De door verzoeker naar voren gebrachte omstandigheden, zijn jeugdige leeftijd, het wegvallen van zijn inkomen, het gevaar van een faillissement, wegen tegenover de hiervoor omschreven belangen onvoldoende zwaar. Voor zover verzoeker heeft gewezen op zijn persoonlijke ontwikkeling die hij heeft doorgemaakt vanwege het feit dat hij in 2021 het CBR-traject positief heeft afgesloten met een cursus over verkeersveiligheid, overweegt de voorzieningenrechter het volgende. Verzoeker heeft ter zitting verklaard dat hij het traject in de zomer van 2021 heeft afgerond.
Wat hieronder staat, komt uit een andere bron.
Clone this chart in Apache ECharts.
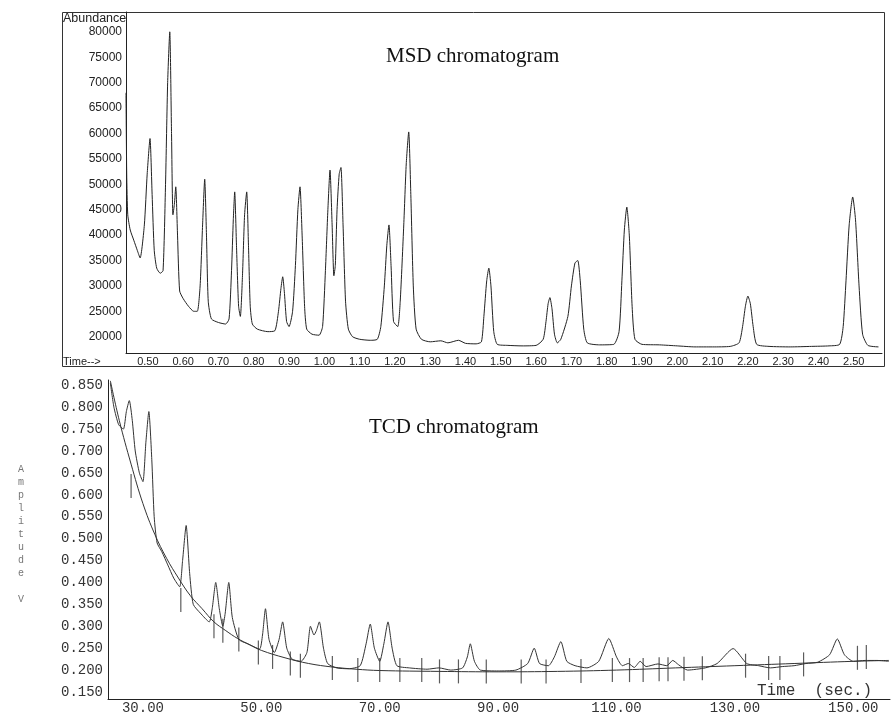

Vervolgens blijkt uit de justitiële documentatie dat verzoeker in november 2021 een ernstige snelheidsovertreding heeft begaan, waarvoor hij forse maatregel en straf opgelegd heeft gekregen in de zin van een onvoorwaardelijke rijontzegging voor de duur van twee maanden en een boete van € 1.500,00. Deze overtreding begaat verzoeker dus enkele maanden nadat hij de cursus verkeersveiligheid heeft afgerond. Dat verzoeker zijn lesje heeft geleerd, zoals hij heeft gesteld, acht de voorzieningenrechter in dit licht bezien ongeloofwaardig. Het lijkt er meer op dat verzoeker pas nu, nadat hij met de negatieve financiële gevolgen voor zijn taxibedrijf en inkomen wordt geconfronteerd, zijn lesje heeft geleerd. Verder heeft verzoeker ter zitting verklaard dat, in tegenstelling tot wat in het verzoekschrift is vermeld, hij geen schulden heeft en dat de auto die hij gebruikt voor de taxiwerkzaamheden zijn eigendom is. De gevolgen van het moeten staken van zijn taxibedrijf zien dan ook in hoofdzaak op het verlies van een inkomen, waardoor hij zijn vaste lasten niet meer kan betalen. Weliswaar is verzoeker door het wegvallen van taxiwerkzaamheden verstoken van inkomen, maar dat zijn eenmanszaak met het wegvallen van zijn inkomsten dreigt failliet te gaan, heeft hij niet aannemelijk gemaakt.
Omdat de voorzieningenrechter, gelet op het voorgaande, verwacht dat het besluit van verweerder in de procedure stand zal houden, wijst de voorzieningenrechter het verzoek af. Voor een proceskostenveroordeling bestaat geen aanleiding.
Deze uitspraak is uitgesproken in het openbaar op 30 augustus 2022 door mr. M. Jurgens, voorzieningenrechter, in aanwezigheid van mr. J.H. Bosveld, griffier.
griffier
voorzieningenrechter
Een afschrift van dit proces-verbaal is verzonden aan partijen op:

Tegen deze uitspraak staat geen hoger beroep of verzet open.